Most people would agree that the ends do not justify the means, but draw distinctions between using the ends to rationalize a pre-chosen course of action, the taking of moral shortcuts brought on by a desire for expediency (as in the case of the recording during confession), and the rare necessity of a moral compromise to serve a much greater good (as in the case of breaking a confidence to save hundreds or thousands of lives). The case at hand falls into the second category, and would seem clearly wrong (even if much of American society is increasingly blasé about such moral transgressions) but it’s overly simplistic to simply categorize the prosecutor’s actions as ‘intrinsically evil’.

Furthermore, Graebe’s characterization of the situation as a product of utilitarian moralizing is also simplistic. Serious utilitarian moral caculus recognizes that all of the ends must be considered when evaluating a course of action, not just the intended outcome. In the case of the prosecutor’s actions, the outcome of a possible single conviction would be weighed not just against the single action of an illicit recording but against the damage that would occurr if such recordings would become the norm. The prosecutor’s actions are not the result of utilitarian reasoning, but are the result of lazy moral or even amoral reasoning (the distinction lies in the motives of the prosecutor; was he trying to catch a murderer, or win a case?).

In short, most vigorous utilitarian analysis leads to the conclusion that the prosecutor’s actions were wrong, but unlike Grabe’s analysis, the conclusion is reasoned and universally applicable. Grabe’s argument is rests on the arbitrary assertion that the violation of the sacrament of confession is an ‘intrinsic evil’, and would seem to lose all cohesion if neither of the parties were Catholic.

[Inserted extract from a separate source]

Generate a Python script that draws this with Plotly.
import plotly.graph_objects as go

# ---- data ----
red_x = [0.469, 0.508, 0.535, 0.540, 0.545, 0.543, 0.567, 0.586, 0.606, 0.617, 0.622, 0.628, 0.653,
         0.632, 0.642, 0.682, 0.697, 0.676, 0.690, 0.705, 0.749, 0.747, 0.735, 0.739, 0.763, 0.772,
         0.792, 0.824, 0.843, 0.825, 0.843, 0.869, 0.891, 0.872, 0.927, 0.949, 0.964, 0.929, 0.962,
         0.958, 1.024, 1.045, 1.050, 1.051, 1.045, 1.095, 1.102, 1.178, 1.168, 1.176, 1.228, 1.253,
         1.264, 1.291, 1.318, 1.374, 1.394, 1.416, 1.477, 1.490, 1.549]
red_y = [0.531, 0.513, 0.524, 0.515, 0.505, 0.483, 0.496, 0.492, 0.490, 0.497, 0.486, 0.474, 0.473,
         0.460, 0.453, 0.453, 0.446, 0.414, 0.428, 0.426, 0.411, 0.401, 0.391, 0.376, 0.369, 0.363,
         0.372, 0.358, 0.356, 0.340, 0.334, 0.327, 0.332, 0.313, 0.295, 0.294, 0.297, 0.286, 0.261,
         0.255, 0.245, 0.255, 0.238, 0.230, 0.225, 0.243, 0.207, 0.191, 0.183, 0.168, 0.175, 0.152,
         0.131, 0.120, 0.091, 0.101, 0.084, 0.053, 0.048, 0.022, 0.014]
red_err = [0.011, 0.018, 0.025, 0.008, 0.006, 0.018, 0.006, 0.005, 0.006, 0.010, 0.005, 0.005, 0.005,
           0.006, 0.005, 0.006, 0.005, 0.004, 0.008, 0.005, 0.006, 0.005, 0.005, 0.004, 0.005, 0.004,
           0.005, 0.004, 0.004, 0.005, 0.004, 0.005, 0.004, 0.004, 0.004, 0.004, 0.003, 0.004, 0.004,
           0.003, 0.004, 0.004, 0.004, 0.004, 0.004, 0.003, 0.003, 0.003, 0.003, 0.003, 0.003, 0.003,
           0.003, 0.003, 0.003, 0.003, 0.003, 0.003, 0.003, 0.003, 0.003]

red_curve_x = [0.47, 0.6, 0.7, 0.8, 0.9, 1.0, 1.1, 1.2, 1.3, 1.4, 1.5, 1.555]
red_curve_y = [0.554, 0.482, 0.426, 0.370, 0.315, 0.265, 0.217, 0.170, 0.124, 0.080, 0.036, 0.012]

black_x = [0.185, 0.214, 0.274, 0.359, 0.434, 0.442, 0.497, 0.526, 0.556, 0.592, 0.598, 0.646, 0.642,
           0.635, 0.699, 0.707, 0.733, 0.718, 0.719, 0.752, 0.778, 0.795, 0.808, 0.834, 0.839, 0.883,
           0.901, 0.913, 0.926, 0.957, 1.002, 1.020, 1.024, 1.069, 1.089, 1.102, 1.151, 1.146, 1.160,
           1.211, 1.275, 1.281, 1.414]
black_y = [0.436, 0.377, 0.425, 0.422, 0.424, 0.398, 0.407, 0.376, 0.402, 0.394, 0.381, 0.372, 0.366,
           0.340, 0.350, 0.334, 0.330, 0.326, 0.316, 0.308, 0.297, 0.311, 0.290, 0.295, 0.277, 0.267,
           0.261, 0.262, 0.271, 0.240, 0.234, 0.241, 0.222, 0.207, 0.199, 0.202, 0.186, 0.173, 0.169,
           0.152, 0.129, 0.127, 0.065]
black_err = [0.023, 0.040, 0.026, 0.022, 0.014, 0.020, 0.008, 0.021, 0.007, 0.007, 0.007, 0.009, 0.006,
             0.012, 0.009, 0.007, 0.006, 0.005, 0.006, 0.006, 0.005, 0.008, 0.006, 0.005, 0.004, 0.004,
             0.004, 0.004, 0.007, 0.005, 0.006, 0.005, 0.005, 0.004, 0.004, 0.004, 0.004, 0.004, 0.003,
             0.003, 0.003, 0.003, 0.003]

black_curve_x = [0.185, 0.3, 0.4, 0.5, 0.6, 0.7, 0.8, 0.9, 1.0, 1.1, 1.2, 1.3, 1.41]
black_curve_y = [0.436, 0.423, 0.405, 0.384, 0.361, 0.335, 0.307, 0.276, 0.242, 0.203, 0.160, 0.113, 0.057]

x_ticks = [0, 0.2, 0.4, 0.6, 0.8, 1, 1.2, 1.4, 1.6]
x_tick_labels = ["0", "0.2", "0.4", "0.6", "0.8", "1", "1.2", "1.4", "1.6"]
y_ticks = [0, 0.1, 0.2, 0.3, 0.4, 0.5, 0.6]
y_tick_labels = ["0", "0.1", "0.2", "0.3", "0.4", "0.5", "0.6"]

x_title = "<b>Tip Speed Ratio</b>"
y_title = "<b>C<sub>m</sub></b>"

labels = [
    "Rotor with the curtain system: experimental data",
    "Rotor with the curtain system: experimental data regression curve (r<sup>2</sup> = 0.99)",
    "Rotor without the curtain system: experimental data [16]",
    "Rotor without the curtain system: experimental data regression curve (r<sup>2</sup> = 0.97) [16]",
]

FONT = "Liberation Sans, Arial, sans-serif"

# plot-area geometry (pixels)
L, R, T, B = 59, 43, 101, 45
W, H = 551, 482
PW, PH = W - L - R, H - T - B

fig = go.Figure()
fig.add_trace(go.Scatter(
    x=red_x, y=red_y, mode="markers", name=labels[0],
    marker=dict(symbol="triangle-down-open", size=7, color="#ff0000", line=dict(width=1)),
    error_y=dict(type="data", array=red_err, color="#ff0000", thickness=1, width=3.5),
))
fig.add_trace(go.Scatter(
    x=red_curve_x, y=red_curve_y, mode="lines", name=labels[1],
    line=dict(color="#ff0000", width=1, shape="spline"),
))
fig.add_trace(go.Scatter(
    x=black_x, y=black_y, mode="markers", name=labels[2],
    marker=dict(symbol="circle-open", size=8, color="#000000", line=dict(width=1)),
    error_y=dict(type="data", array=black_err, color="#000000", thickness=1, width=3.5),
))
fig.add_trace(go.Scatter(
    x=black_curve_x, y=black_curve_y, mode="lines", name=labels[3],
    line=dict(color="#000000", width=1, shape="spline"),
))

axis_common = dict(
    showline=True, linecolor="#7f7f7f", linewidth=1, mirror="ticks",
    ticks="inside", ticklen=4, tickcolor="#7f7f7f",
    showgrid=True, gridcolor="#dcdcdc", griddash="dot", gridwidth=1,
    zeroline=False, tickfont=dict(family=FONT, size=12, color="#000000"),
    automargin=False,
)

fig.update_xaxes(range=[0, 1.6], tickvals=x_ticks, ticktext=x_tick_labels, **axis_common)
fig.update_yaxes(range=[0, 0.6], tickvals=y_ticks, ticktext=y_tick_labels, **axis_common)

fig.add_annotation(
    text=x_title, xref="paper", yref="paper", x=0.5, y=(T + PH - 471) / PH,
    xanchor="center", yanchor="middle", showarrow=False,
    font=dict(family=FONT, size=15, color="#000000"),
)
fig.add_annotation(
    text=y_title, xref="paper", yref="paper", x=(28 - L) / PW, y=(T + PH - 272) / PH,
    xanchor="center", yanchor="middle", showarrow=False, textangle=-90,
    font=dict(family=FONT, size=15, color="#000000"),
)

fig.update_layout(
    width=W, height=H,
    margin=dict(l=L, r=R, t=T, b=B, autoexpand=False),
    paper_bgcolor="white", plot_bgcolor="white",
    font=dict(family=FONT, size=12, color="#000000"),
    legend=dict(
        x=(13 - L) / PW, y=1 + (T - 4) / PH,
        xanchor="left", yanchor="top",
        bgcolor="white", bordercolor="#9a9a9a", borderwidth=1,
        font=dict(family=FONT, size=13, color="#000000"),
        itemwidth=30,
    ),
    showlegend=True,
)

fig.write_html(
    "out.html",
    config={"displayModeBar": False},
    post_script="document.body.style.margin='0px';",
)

The very idea of ‘intrinsic evil’ is counter to a rational philosophy. To believe otherwise inevitably leads to (or arises from) a skewed perspective, one in which humankind is at the center of all creation. Relating to the title of this post, there is nothing either good or bad, but thinking makes it so. Our needs and wants and the limitations imposed on us by the reality of our physical existence define what we consider to be either good or bad. There’s nothing intrinsic about it.


Note: I was working on responding to the article in its entirety, but while I disagreed with most of it, the only reason I could think of to continue was out of frustration so I’ve decided to let it go. Maybe I’ll finish it up in the future.